(Stored items from a collection)
★ ★ ★ ★

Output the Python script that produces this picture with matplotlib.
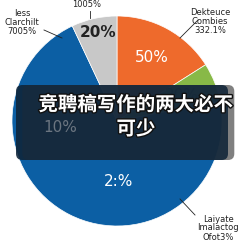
import matplotlib
matplotlib.use('Agg')
import matplotlib.pyplot as plt
import matplotlib.patheffects as pe
from matplotlib.patches import FancyBboxPatch

plt.rcParams['font.family'] = ['Noto Sans CJK SC', 'DejaVu Sans']

# slices, clockwise from 12 o'clock
shares = [16, 6, 71, 7]
colors = ['#EE6A2C', '#88B947', '#0C5FA4', '#C8C8C8']
pct_labels = ['50%', '20%', '2:%', '20%']
pct_colors = ['white', '#3a4a30', 'white', '#222222']
outer_labels = ['Dekteuce\nCombies\n332.1%', '', 'Laiyate\nImalactog\nOfot3%', '1005%']
side_label = 'Iess\nClarchilt\n7005%'
title = '竞聘稿写作的两大必不\n可少'

fig = plt.figure(figsize=(2.43, 2.43), dpi=100)
ax = fig.add_axes([0, 0, 1, 1])

R = 105.0  # pixel radius
cx, cy = 117, 121


def p(x, y):
    # image pixel -> data coords
    return (x - cx) / R, (cy - y) / R


wedges, _ = ax.pie(shares, colors=colors, startangle=90, counterclock=False,
                   radius=1, wedgeprops=dict(linewidth=0.5, edgecolor='white'))

# percent labels inside slices
pct_pos = [(152, 58), (182, 96), (119, 182), (98, 33)]
pct_weight = ['normal', 'normal', 'normal', 'bold']
for lab, col, w, (x, y) in zip(pct_labels, pct_colors, pct_weight, pct_pos):
    ax.text(*p(x, y), lab, ha='center', va='center', fontsize=11,
            color=col, fontweight=w, family='DejaVu Sans', zorder=3)

ax.text(*p(60, 128), '10%', ha='center', va='center', fontsize=11,
        color='#6b7580', family='DejaVu Sans', zorder=6)

# outer labels with leader lines
out_pos = [(210, 22), None, (218, 228), (87, 5)]
line_pts = [((180, 38), (198, 20)), None, ((180, 199), (195, 215)), ((90, 18), (90, 11))]
for lab, pos, ln in zip(outer_labels, out_pos, line_pts):
    if not lab:
        continue
    ax.text(*p(*pos), lab, ha='center', va='center', fontsize=6,
            color='#222222', family='DejaVu Sans', linespacing=1.0)
    (x1, y1), (x2, y2) = ln
    ax.plot([p(x1, y1)[0], p(x2, y2)[0]], [p(x1, y1)[1], p(x2, y2)[1]],
            color='#222222', lw=0.6)

ax.text(*p(22, 23), side_label, ha='center', va='center', fontsize=6,
        color='#222222', family='DejaVu Sans', linespacing=1.0)
ax.plot([p(44, 30)[0], p(62, 38)[0]], [p(44, 30)[1], p(62, 38)[1]],
        color='#222222', lw=0.6)

# dark overlay box with title
bx0, by0 = p(16, 160)
bx1, by1 = p(228, 85)
shadow = FancyBboxPatch((bx0 + 0.06, by0), bx1 - bx0, by1 - by0,
                        boxstyle='round,pad=0,rounding_size=0.06',
                        fc='#555555', ec='none', alpha=0.75, zorder=4)
ax.add_patch(shadow)
box = FancyBboxPatch((bx0, by0), bx1 - bx0, by1 - by0,
                     boxstyle='round,pad=0,rounding_size=0.06',
                     fc='#0f2438', ec='none', alpha=0.88, zorder=5)
ax.add_patch(box)

ax.text(*p(136, 117), title, ha='center', va='center', fontsize=14,
        fontweight='bold', color='white', zorder=7, linespacing=1.35,
        path_effects=[pe.withStroke(linewidth=2, foreground='#111111')])

ax.set_xlim(-cx / R, (243 - cx) / R)
ax.set_ylim((cy - 243) / R, cy / R)
ax.set_aspect('auto')
ax.axis('off')

fig.savefig('out.png', dpi=100)
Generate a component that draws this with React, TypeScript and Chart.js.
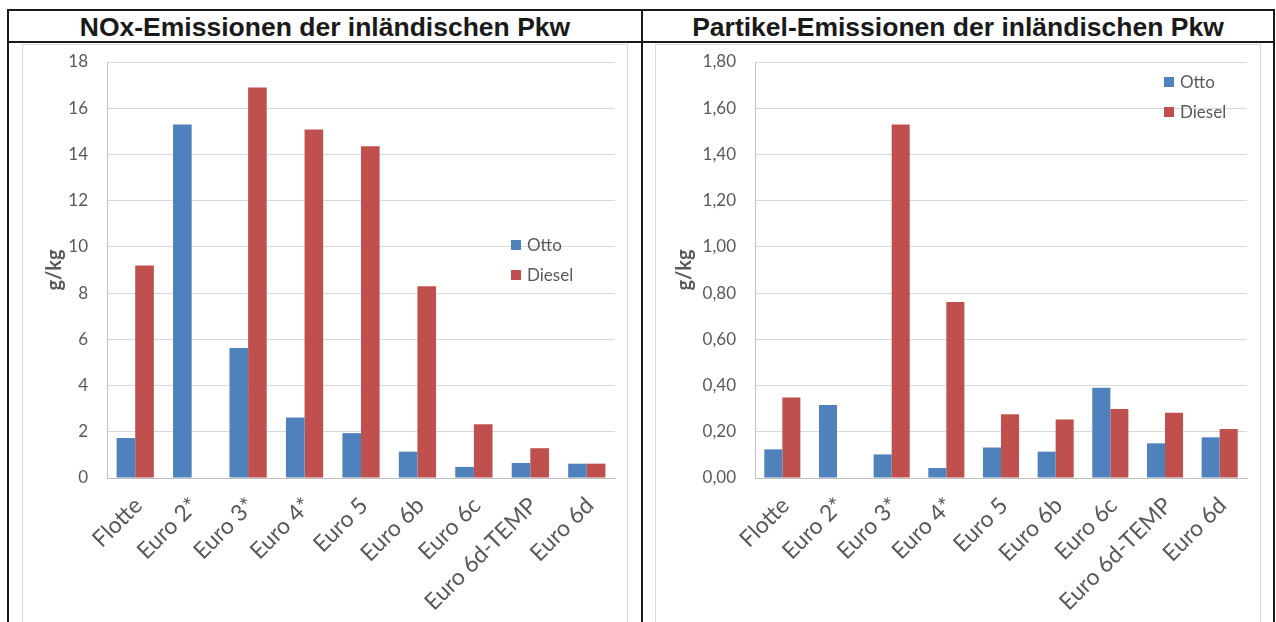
import React, { useEffect, useRef } from "react";
import { Chart, registerables } from "chart.js";

Chart.register(...registerables);

// ---------- data ----------
const categories = [
  "Flotte",
  "Euro 2*",
  "Euro 3*",
  "Euro 4*",
  "Euro 5",
  "Euro 6b",
  "Euro 6c",
  "Euro 6d-TEMP",
  "Euro 6d",
];
const seriesNames = ["Otto", "Diesel"];

const noxOtto = [1.73, 15.3, 5.62, 2.62, 1.94, 1.14, 0.48, 0.65, 0.62];
const noxDiesel = [9.2, null, 16.9, 15.08, 14.35, 8.3, 2.33, 1.29, 0.62];

const pmOtto = [0.124, 0.316, 0.102, 0.043, 0.132, 0.114, 0.391, 0.15, 0.176];
const pmDiesel = [0.348, null, 1.53, 0.761, 0.276, 0.253, 0.299, 0.282, 0.212];

const noxAxis = { max: 18, step: 2, decimals: 0 };
const pmAxis = { max: 1.8, step: 0.2, decimals: 2 };

const titles = [
  "NOx-Emissionen der inländischen Pkw",
  "Partikel-Emissionen der inländischen Pkw",
];
const unitLabel = "g/kg";

// ---------- styling ----------
const OTTO = "#4F81BD";
const DIESEL = "#C0504D";
const TEXT = "#595959";
const GRID = "#D9D9D9";
const AXIS = "#BFBFBF";
const FONT = "Lato, 'Open Sans', sans-serif";

const insideLegend = {
  id: "insideLegend",
  afterDraw(chart: any, _args: any, opts: any) {
    const ctx = chart.ctx;
    ctx.save();
    ctx.font = `${opts.size}px ${FONT}`;
    ctx.textBaseline = "middle";
    ctx.textAlign = "left";
    chart.data.datasets.forEach((ds: any, i: number) => {
      const y = opts.y + i * opts.gap;
      ctx.fillStyle = ds.backgroundColor;
      ctx.fillRect(opts.x, y, opts.box, opts.box);
      ctx.fillStyle = TEXT;
      ctx.fillText(ds.label, opts.x + opts.box + opts.spacing, y + opts.box / 2 + 1);
    });
    ctx.restore();
  },
};

type PanelProps = {
  otto: (number | null)[];
  diesel: (number | null)[];
  axis: { max: number; step: number; decimals: number };
  yWidth: number;
  padRight: number;
  titlePad: number;
  legend: { x: number; y: number };
};

const CW = 604;
const CH = 577;

function Panel(p: PanelProps) {
  const ref = useRef<HTMLCanvasElement | null>(null);
  useEffect(() => {
    if (!ref.current) return;
    const chart = new Chart(ref.current, {
      type: "bar",
      data: {
        labels: categories,
        datasets: [
          {
            label: seriesNames[0],
            data: p.otto,
            backgroundColor: OTTO,
            categoryPercentage: 0.66,
            barPercentage: 1.0,
          },
          {
            label: seriesNames[1],
            data: p.diesel,
            backgroundColor: DIESEL,
            categoryPercentage: 0.66,
            barPercentage: 1.0,
          },
        ] as any,
      },
      options: {
        animation: false,
        responsive: false,
        devicePixelRatio: 1,
        layout: { padding: { top: 17, right: p.padRight, left: 0, bottom: 0 } },
        plugins: {
          legend: { display: false },
          tooltip: { enabled: false },
          insideLegend: { x: p.legend.x, y: p.legend.y, gap: 30, box: 10, spacing: 6, size: 17 },
        } as any,
        scales: {
          x: {
            grid: { display: false, drawTicks: false },
            border: { display: true, color: AXIS, width: 1 },
            ticks: {
              color: TEXT,
              font: { family: FONT, size: 23 },
              maxRotation: 45,
              minRotation: 45,
              padding: 14,
              labelOffset: 3,
              autoSkip: false,
            },
            afterFit: (s: any) => {
              s.height = CH - 433;
            },
          },
          y: {
            min: 0,
            max: p.axis.max,
            grid: { color: GRID, lineWidth: 1, drawTicks: false },
            border: { display: true, color: AXIS, width: 1 },
            ticks: {
              stepSize: p.axis.step,
              color: TEXT,
              padding: 19,
              font: { family: FONT, size: 17 },
              callback: (v: any) => Number(v).toFixed(p.axis.decimals).replace(".", ","),
            },
            title: {
              display: true,
              text: unitLabel,
              color: TEXT,
              font: { family: FONT, size: 20, weight: "bold" },
              padding: { top: p.titlePad, bottom: 0 },
            },
            afterFit: (s: any) => {
              s.width = p.yWidth;
              s.paddingTop = 0;
              s.paddingBottom = 0;
            },
          },
        },
      },
      plugins: [insideLegend as any],
    });
    return () => chart.destroy();
  }, []);
  return <canvas ref={ref} width={CW} height={CH} style={{ display: "block" }} />;
}

const line = (l: number, t: number, w: number, h: number) => (
  <div style={{ position: "absolute", left: l, top: t, width: w, height: h, background: "#1a1a1a" }} />
);

const titleStyle = (l: number, w: number): React.CSSProperties => ({
  position: "absolute",
  left: l,
  top: 12,
  width: w,
  height: 30,
  display: "flex",
  alignItems: "center",
  justifyContent: "center",
  fontFamily: "'Liberation Sans', Arial, sans-serif",
  fontWeight: "bold",
  fontSize: 26.5,
  color: "#1a1a1a",
  whiteSpace: "nowrap",
});

const boxStyle = (l: number): React.CSSProperties => ({
  position: "absolute",
  left: l,
  top: 44,
  width: 606,
  height: 600,
  border: "1px solid #D9D9D9",
  boxSizing: "border-box",
  background: "#fff",
});

export default function App() {
  return (
    <div
      style={{
        position: "absolute",
        left: 0,
        top: 0,
        width: 1276,
        height: 622,
        overflow: "hidden",
        background: "#fff",
      }}
    >
      <div style={titleStyle(9, 632)}>{titles[0]}</div>
      <div style={titleStyle(643, 630)}>{titles[1]}</div>
      <div style={boxStyle(22)}>
        <Panel
          otto={noxOtto}
          diesel={noxDiesel}
          axis={noxAxis}
          yWidth={84}
          padRight={12}
          titlePad={20}
          legend={{ x: 488, y: 195 }}
        />
      </div>
      <div style={boxStyle(655)}>
        <Panel
          otto={pmOtto}
          diesel={pmDiesel}
          axis={pmAxis}
          yWidth={99}
          padRight={13}
          titlePad={17}
          legend={{ x: 508, y: 32 }}
        />
      </div>
      {line(7, 9, 1268, 2)}
      {line(7, 41, 1268, 2)}
      {line(7, 9, 2, 613)}
      {line(641, 9, 2, 613)}
      {line(1273, 9, 2, 613)}
    </div>
  );
}
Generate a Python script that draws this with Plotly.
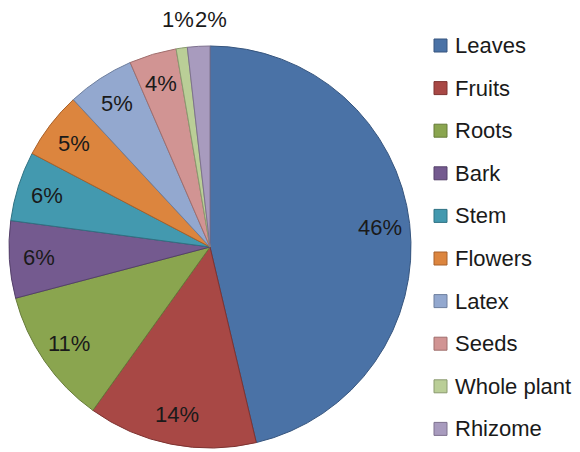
import math
import plotly.graph_objects as go

categories = ["Leaves", "Fruits", "Roots", "Bark", "Stem", "Flowers", "Latex", "Seeds", "Whole plant", "Rhizome"]
shares = [46.3, 13.6, 11.0, 6.2, 5.6, 5.4, 5.4, 3.8, 0.9, 1.8]
fill_colors = ["#4A72A6", "#A84845", "#8AA54F", "#745A8F", "#4399AF",
               "#DC853E", "#93A8CF", "#D19493", "#BACE97", "#A89BBE"]
edge_colors = ["#36557E", "#7E3331", "#667B39", "#54406A", "#2F7283",
               "#A8612A", "#6E7F9E", "#A06E6D", "#8A9A6F", "#7E728F"]
outside_labels = ["Whole plant", "Rhizome"]

# page body has an 8px margin: figure drawn in window from (8, 8)
OFF = 8
W, H = 572, 444
FONT = "Liberation Sans, Arial, sans-serif"
TXT = "#1a1a1a"


def px(x):
    return (x - OFF) / W


def py(y):
    return 1 - (y - OFF) / H


CX, CY, R = 210, 247, 201

fig = go.Figure()
fig.add_trace(go.Pie(
    labels=categories,
    values=shares,
    sort=False,
    direction="clockwise",
    rotation=0,
    marker=dict(colors=fill_colors, line=dict(color=edge_colors, width=1)),
    textinfo="none",
    showlegend=False,
    automargin=False,
    hoverinfo="label+percent",
    domain=dict(x=[px(CX - R), px(CX + R)], y=[py(CY + R), py(CY - R)]),
))

annotations = []
shapes = []

# percentage labels, placed at each slice's mid-angle
total = sum(shares)
cum = 0.0
prev_right = None
for name, v in zip(categories, shares):
    mid = (cum + v / 2) / total * 2 * math.pi
    cum += v
    pct = f"{round(v / total * 100):d}%"
    if name in outside_labels:
        r = R * 1.14
        x = CX + r * math.sin(mid)
        y = 19.5
        if prev_right is not None and x - 16.5 < prev_right:
            x = prev_right + 16.5
        prev_right = x + 16.5
    else:
        r = R * 0.85
        x = CX + r * math.sin(mid)
        y = CY - r * math.cos(mid)
    annotations.append(dict(x=px(x), y=py(y), xref="paper", yref="paper", text=pct,
                            showarrow=False, xanchor="center", yanchor="middle",
                            font=dict(family=FONT, size=22, color=TXT)))

# legend drawn as squares + text
y0, step = 45.5, 42.6
for i, (name, fc, ec) in enumerate(zip(categories, fill_colors, edge_colors)):
    cy = y0 + i * step
    shapes.append(dict(type="rect", xref="paper", yref="paper",
                       x0=px(434), x1=px(447), y0=py(cy + 6.5), y1=py(cy - 6.5),
                       fillcolor=fc, line=dict(color=ec, width=1)))
    annotations.append(dict(x=px(453), y=py(cy), xref="paper", yref="paper",
                            text=name, showarrow=False, xanchor="left", yanchor="middle",
                            font=dict(family=FONT, size=22, color=TXT)))

fig.update_layout(
    width=W, height=H,
    margin=dict(l=0, r=0, t=0, b=0),
    paper_bgcolor="white",
    plot_bgcolor="white",
    shapes=shapes,
    annotations=annotations,
)

fig.write_html("out.html")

★ ★ ★ ★

* **EXERCISE**
Your task is to return the lines above, from the first one up to and including the line containing "title = '竞聘稿写作的两大必不\n可少'", minus any pictures.

* **THE RESPONSE**
Output the Python script that produces this picture with matplotlib.
import matplotlib
matplotlib.use('Agg')
import matplotlib.pyplot as plt
import matplotlib.patheffects as pe
from matplotlib.patches import FancyBboxPatch

plt.rcParams['font.family'] = ['Noto Sans CJK SC', 'DejaVu Sans']

# slices, clockwise from 12 o'clock
shares = [16, 6, 71, 7]
colors = ['#EE6A2C', '#88B947', '#0C5FA4', '#C8C8C8']
pct_labels = ['50%', '20%', '2:%', '20%']
pct_colors = ['white', '#3a4a30', 'white', '#222222']
outer_labels = ['Dekteuce\nCombies\n332.1%', '', 'Laiyate\nImalactog\nOfot3%', '1005%']
side_label = 'Iess\nClarchilt\n7005%'
title = '竞聘稿写作的两大必不\n可少'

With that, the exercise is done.